Rows from a dataset of charts and code —

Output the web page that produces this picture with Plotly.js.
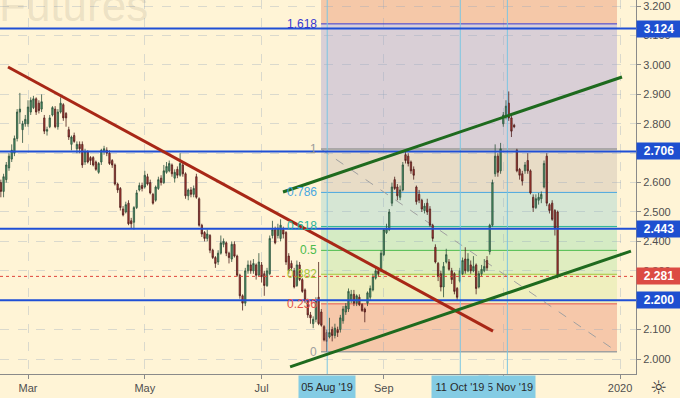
<!DOCTYPE html>
<html><head><meta charset="utf-8">
<script src="https://cdn.plot.ly/plotly-3.0.1.min.js"></script>
<style>html,body{margin:0;padding:0;background:#fff4d6;}#chart{width:680px;height:398px;}</style>
</head><body><div id="chart"></div>
<script>
// ---- data (daily candles, weekdays starting at startDate) ----
const startDate = '2019-02-15';
const opens = [
2.60,2.57,2.61,2.65,2.68,2.70,2.75,2.84,2.78,2.80,
2.80,2.84,2.855,2.885,2.87,2.85,2.82,2.775,2.79,2.83,
2.85,2.79,2.84,2.865,2.835,2.78,2.73,2.76,2.715,2.73,
2.73,2.67,2.705,2.685,2.685,2.67,2.635,2.67,2.705,2.71,
2.70,2.675,2.66,2.595,2.58,2.51,2.50,2.53,2.47,2.465,
2.515,2.575,2.59,2.585,2.62,2.60,2.56,2.54,2.58,2.615,
2.60,2.635,2.64,2.66,2.615,2.645,2.625,2.66,2.63,2.555,
2.575,2.56,2.62,2.545,2.455,2.43,2.41,2.42,2.37,2.345,
2.33,2.36,2.39,2.395,2.36,2.34,2.39,2.35,2.285,2.215,
2.19,2.30,2.32,2.30,2.32,2.285,2.32,2.29,2.25,2.29,
2.42,2.44,2.42,2.41,2.44,2.43,2.35,2.325,2.30,2.25,
2.32,2.27,2.235,2.20,2.15,2.12,2.135,2.21,2.16,2.11,
2.09,2.075,2.10,2.08,2.10,2.10,2.13,2.16,2.17,2.20,
2.22,2.19,2.21,2.185,2.17,2.19,2.21,2.235,2.275,2.30,
2.30,2.355,2.43,2.44,2.53,2.61,2.585,2.55,2.575,2.695,
2.69,2.67,2.645,2.585,2.56,2.54,2.505,2.53,2.51,2.455,
2.38,2.325,2.29,2.245,2.33,2.33,2.30,2.29,2.24,2.265,
2.29,2.34,2.30,2.32,2.30,2.32,2.245,2.29,2.30,2.335,
2.365,2.455,2.63,2.69,2.64,2.80,2.825,2.87,2.82,2.795,
2.71,2.645,2.63,2.64,2.675,2.64,2.55,2.515,2.54,2.545,
2.585,2.69,2.525,2.53,2.505,2.50];
const highs = [
2.61,2.63,2.67,2.70,2.73,2.76,2.85,2.905,2.81,2.83,
2.88,2.89,2.895,2.89,2.88,2.90,2.83,2.79,2.83,2.86,
2.86,2.85,2.89,2.87,2.84,2.79,2.76,2.77,2.74,2.74,
2.74,2.715,2.71,2.69,2.69,2.675,2.67,2.715,2.725,2.72,
2.71,2.68,2.665,2.60,2.585,2.52,2.535,2.54,2.48,2.52,
2.575,2.60,2.60,2.64,2.63,2.61,2.565,2.59,2.62,2.625,
2.66,2.67,2.675,2.665,2.645,2.655,2.70,2.67,2.635,2.58,
2.585,2.59,2.63,2.55,2.46,2.435,2.44,2.425,2.375,2.35,
2.37,2.42,2.41,2.40,2.365,2.40,2.40,2.355,2.29,2.22,
2.31,2.335,2.335,2.34,2.325,2.36,2.33,2.30,2.31,2.42,
2.47,2.45,2.46,2.475,2.45,2.435,2.36,2.335,2.31,2.335,
2.33,2.275,2.24,2.205,2.16,2.145,2.21,2.33,2.17,2.115,
2.10,2.14,2.11,2.12,2.11,2.15,2.18,2.19,2.24,2.235,
2.235,2.22,2.22,2.19,2.175,2.23,2.25,2.29,2.31,2.31,
2.37,2.445,2.46,2.51,2.60,2.62,2.595,2.59,2.67,2.71,
2.70,2.675,2.655,2.59,2.575,2.545,2.53,2.545,2.52,2.46,
2.39,2.33,2.30,2.33,2.375,2.34,2.31,2.295,2.245,2.31,
2.345,2.38,2.36,2.335,2.35,2.325,2.30,2.32,2.34,2.35,
2.46,2.61,2.73,2.70,2.735,2.84,2.88,2.91,2.83,2.80,
2.715,2.65,2.64,2.67,2.70,2.645,2.56,2.56,2.565,2.57,
2.675,2.70,2.53,2.54,2.51,2.505];
const lows = [
2.55,2.55,2.60,2.64,2.67,2.69,2.74,2.80,2.735,2.79,
2.79,2.83,2.85,2.83,2.835,2.84,2.765,2.76,2.785,2.825,
2.785,2.78,2.835,2.81,2.79,2.745,2.71,2.735,2.70,2.70,
2.65,2.66,2.665,2.66,2.655,2.64,2.63,2.66,2.695,2.69,
2.66,2.65,2.59,2.565,2.505,2.485,2.495,2.455,2.445,2.44,
2.51,2.57,2.57,2.58,2.59,2.56,2.525,2.535,2.575,2.59,
2.595,2.63,2.635,2.62,2.60,2.615,2.62,2.62,2.545,2.54,
2.55,2.55,2.545,2.45,2.415,2.40,2.40,2.36,2.34,2.31,
2.32,2.355,2.38,2.35,2.325,2.33,2.345,2.28,2.205,2.165,
2.18,2.29,2.29,2.29,2.27,2.28,2.26,2.215,2.245,2.285,
2.41,2.39,2.41,2.40,2.41,2.32,2.29,2.30,2.24,2.245,
2.265,2.225,2.19,2.14,2.12,2.105,2.125,2.115,2.11,2.06,
2.025,2.07,2.06,2.07,2.075,2.09,2.12,2.15,2.16,2.19,
2.18,2.18,2.18,2.16,2.125,2.18,2.20,2.23,2.27,2.28,
2.295,2.35,2.425,2.435,2.52,2.575,2.54,2.54,2.57,2.665,
2.655,2.63,2.61,2.525,2.53,2.50,2.495,2.49,2.45,2.40,
2.325,2.265,2.23,2.21,2.325,2.30,2.255,2.22,2.20,2.26,
2.285,2.29,2.295,2.29,2.295,2.22,2.24,2.28,2.295,2.30,
2.355,2.45,2.62,2.62,2.63,2.79,2.815,2.81,2.755,2.785,
2.635,2.61,2.59,2.63,2.63,2.56,2.50,2.51,2.525,2.53,
2.58,2.52,2.495,2.47,2.42,2.275];
const closes = [
2.57,2.62,2.66,2.69,2.71,2.75,2.84,2.85,2.80,2.815,
2.857,2.88,2.885,2.84,2.845,2.875,2.775,2.78,2.82,2.855,
2.79,2.84,2.87,2.82,2.82,2.755,2.755,2.74,2.73,2.715,
2.66,2.705,2.67,2.675,2.66,2.645,2.665,2.71,2.715,2.70,
2.665,2.66,2.595,2.575,2.515,2.49,2.525,2.46,2.46,2.515,
2.565,2.59,2.58,2.625,2.595,2.565,2.53,2.585,2.61,2.60,
2.64,2.655,2.665,2.63,2.635,2.625,2.665,2.63,2.555,2.575,
2.56,2.58,2.55,2.455,2.425,2.41,2.425,2.37,2.345,2.325,
2.36,2.395,2.40,2.36,2.345,2.39,2.35,2.285,2.215,2.19,
2.30,2.32,2.30,2.325,2.285,2.33,2.28,2.25,2.30,2.41,
2.44,2.395,2.445,2.455,2.425,2.33,2.30,2.31,2.245,2.32,
2.27,2.23,2.20,2.15,2.14,2.135,2.20,2.12,2.115,2.065,
2.06,2.09,2.08,2.105,2.09,2.14,2.17,2.18,2.23,2.22,
2.19,2.215,2.185,2.165,2.16,2.225,2.24,2.28,2.30,2.29,
2.36,2.44,2.445,2.50,2.585,2.58,2.555,2.575,2.66,2.675,
2.665,2.64,2.625,2.535,2.54,2.51,2.52,2.50,2.455,2.41,
2.33,2.28,2.245,2.315,2.355,2.305,2.27,2.23,2.21,2.30,
2.335,2.30,2.34,2.30,2.315,2.24,2.29,2.305,2.315,2.31,
2.455,2.60,2.69,2.635,2.715,2.83,2.86,2.82,2.775,2.79,
2.64,2.625,2.605,2.66,2.64,2.565,2.515,2.545,2.55,2.56,
2.665,2.53,2.505,2.475,2.445,2.281];

const tickDates  = ['2019-03-01','2019-05-01','2019-07-01','2019-09-02','2019-11-01','2020-01-01'];
const tickLabels = ['Mar','May','Jul','Sep','Nov','2020'];
const levelPrices = [3.124, 2.706, 2.443, 2.200];
const lastPrice = 2.281;
const fibRatios = [0, 0.236, 0.382, 0.5, 0.618, 0.786, 1, 1.618, 2.618];
const fibNames  = ['0','0.236','0.382','0.5','0.618','0.786','1','1.618','2.618'];
const fibLow = 2.025, fibHigh = 2.714;
const fibStart = '2019-07-30 21:30', fibEnd = '2019-12-30 21:00';
const markDates  = ['2019-08-04 04:00','2019-10-10 04:00','2019-11-04 12:00'];
const markLabels = ["05 Aug '19","11 Oct '19","05 Nov '19"];
const redTrend   = {x:['2019-02-19 15:20','2019-10-28 05:00'], y:[2.993, 2.095]};
const greenUpper = {x:['2019-07-10 21:30','2020-01-01 17:00'], y:[2.568, 2.959]};
const greenLower = {x:['2019-07-15 12:00','2020-01-07 00:00'], y:[1.973, 2.367]};

// ---- styles ----
const BG = '#fff4d6';
const fibLineColors = ['#a0a0a0','#e5534b','#a5c83c','#4cbb4c','#2bb39a','#4aa8e0','#9a9a9a','#3838d0','#e5534b'];
const fibFillColors = ['#f6c8aa','#efefbe','#dfedc0','#d5ebc4','#d6e6d4','#e8dcc6','#d9cfd6','#f5c8a8'];

function weekdayDates(start, n){
  const out=[]; const d=new Date(start+'T00:00:00Z');
  while(out.length<n){const w=d.getUTCDay(); if(w!==0&&w!==6) out.push(d.toISOString().slice(0,10)); d.setUTCDate(d.getUTCDate()+1);}
  return out;
}
const dates = weekdayDates(startDate, closes.length);

const trace = {
  type:'candlestick', x:dates, open:opens, high:highs, low:lows, close:closes,
  increasing:{line:{color:'#2d513c', width:0.8}, fillcolor:'#4a9a6a'},
  decreasing:{line:{color:'#4e1e1c', width:0.8}, fillcolor:'#b83a34'},
  whiskerwidth:0, hoverinfo:'skip', showlegend:false
};

const shapes = [];
const annotations = [];
const fibPrice = r => fibLow + r*(fibHigh-fibLow);
for(let k=0;k<fibRatios.length-1;k++){
  shapes.push({type:'rect', layer:'below', xref:'x', yref:'y', x0:fibStart, x1:fibEnd,
    y0:fibPrice(fibRatios[k]), y1:fibPrice(fibRatios[k+1]), fillcolor:fibFillColors[k], line:{width:0}});
}
for(let k=0;k<fibRatios.length;k++){
  const p = fibPrice(fibRatios[k]);
  shapes.push({type:'line', layer:'between', x0:fibStart, x1:fibEnd, y0:p, y1:p,
    line:{color:fibLineColors[k], width: (fibRatios[k]===1||fibRatios[k]===0)?1.5:1}});
  if(p < 3.22) annotations.push({xref:'x', yref:'y', x:fibStart, y:p, text:fibNames[k], showarrow:false,
    xanchor:'right', yanchor:'middle', xshift:-2, font:{family:'Liberation Sans', size:12, color:fibLineColors[k]}});
}
shapes.push({type:'line', layer:'between', x0:fibStart, x1:fibEnd, y0:fibHigh, y1:fibLow,
  line:{color:'#a0a0a0', width:1, dash:'dash'}});
markDates.forEach(d=>shapes.push({type:'line', layer:'above', xref:'x', yref:'paper', x0:d, x1:d, y0:0, y1:1,
  line:{color:'#7cc6e2', width:1}}));
levelPrices.forEach(p=>shapes.push({type:'line', xref:'paper', yref:'y', x0:0, x1:1, y0:p, y1:p,
  line:{color:'#1f4fd6', width:2}}));
shapes.push({type:'line', xref:'paper', yref:'y', x0:0, x1:1, y0:lastPrice, y1:lastPrice,
  line:{color:'#e0453c', width:1, dash:'dot'}});
[[redTrend,'#a82716'],[greenUpper,'#1e6a1e'],[greenLower,'#1e6a1e']].forEach(([t,c])=>
  shapes.push({type:'line', x0:t.x[0], x1:t.x[1], y0:t.y[0], y1:t.y[1], line:{color:c, width:3}}));

levelPrices.forEach(p=>annotations.push({xref:'paper', yref:'y', x:1, y:p, xanchor:'left', yanchor:'middle',
  xshift:0, text:'<b>'+p.toFixed(3)+'</b>', showarrow:false, bgcolor:'#1e4fd0', width:42, height:14, borderpad:1,
  font:{family:'Liberation Sans', size:12, color:'#ffffff'}}));
annotations.push({xref:'paper', yref:'y', x:1, y:lastPrice, xanchor:'left', yanchor:'middle',
  text:'<b>'+lastPrice.toFixed(3)+'</b>', showarrow:false, bgcolor:'#dc4b43', width:42, height:14, borderpad:1,
  font:{family:'Liberation Sans', size:12, color:'#ffffff'}});
// later labels first so earlier ones sit on top where they overlap
for(let i=markDates.length-1;i>=0;i--){
  annotations.push({xref:'x', yref:'paper', x:markDates[i], y:0, xanchor:'center', yanchor:'top',
    yshift:-1, text:markLabels[i], showarrow:false, bgcolor:'#84cce4', width:54, height:20, borderpad:1,
    font:{family:'Liberation Sans', size:11, color:'#2a2a2a'}});
}
annotations.push({xref:'paper', yref:'paper', x:0, y:1, xanchor:'left', yanchor:'bottom', yshift:-32, xshift:-3,
  text:'Futures', showarrow:false, font:{family:'Liberation Sans', size:44, color:'rgba(140,130,110,0.17)'}});
annotations.push({xref:'paper', yref:'paper', x:1, y:0, xanchor:'center', yanchor:'middle', xshift:22, yshift:-13,
  text:'☼', showarrow:false, font:{family:'DejaVu Sans', size:19, color:'#333'}});

const axisFont = {family:'Liberation Sans', size:11, color:'#4f4f4f'};
const layout = {
  width:680, height:398, paper_bgcolor:BG, plot_bgcolor:BG,
  margin:{l:0, r:44, t:0, b:24},
  showlegend:false,
  xaxis:{type:'date', range:['2019-02-14 16:30','2020-01-08 20:40'], rangebreaks:[{bounds:['sat','mon']}],
    rangeslider:{visible:false}, tickmode:'array', tickvals:tickDates, ticktext:tickLabels,
    ticks:'outside', ticklen:4, tickcolor:'#8a8a8a', showline:true, linecolor:'#8a8a8a', linewidth:1,
    showgrid:true, gridcolor:'rgba(150,165,190,0.35)', griddash:'dash', zeroline:false, tickfont:axisFont},
  yaxis:{side:'right', range:[1.949, 3.221], tick0:2, dtick:0.1, tickformat:'.3f',
    ticks:'outside', ticklen:4, tickcolor:'#8a8a8a', showline:true, linecolor:'#8a8a8a', linewidth:1,
    showgrid:true, gridcolor:'rgba(150,165,190,0.35)', griddash:'dash', zeroline:false, tickfont:axisFont},
  shapes:shapes, annotations:annotations
};
Plotly.newPlot('chart',[trace],layout,{staticPlot:true, displayModeBar:false});
</script></body></html>
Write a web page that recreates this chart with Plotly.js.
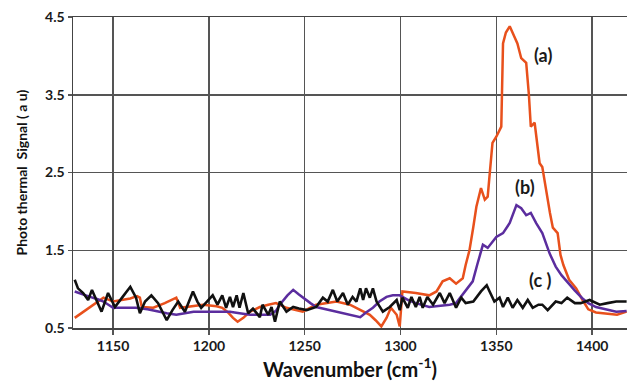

Task requirements — Check each line of the entries above for the word "page". List the ones that have it.

Worked answer —
Output the web page that produces this picture with Plotly.js.
Write a web page that recreates this chart with Plotly.js.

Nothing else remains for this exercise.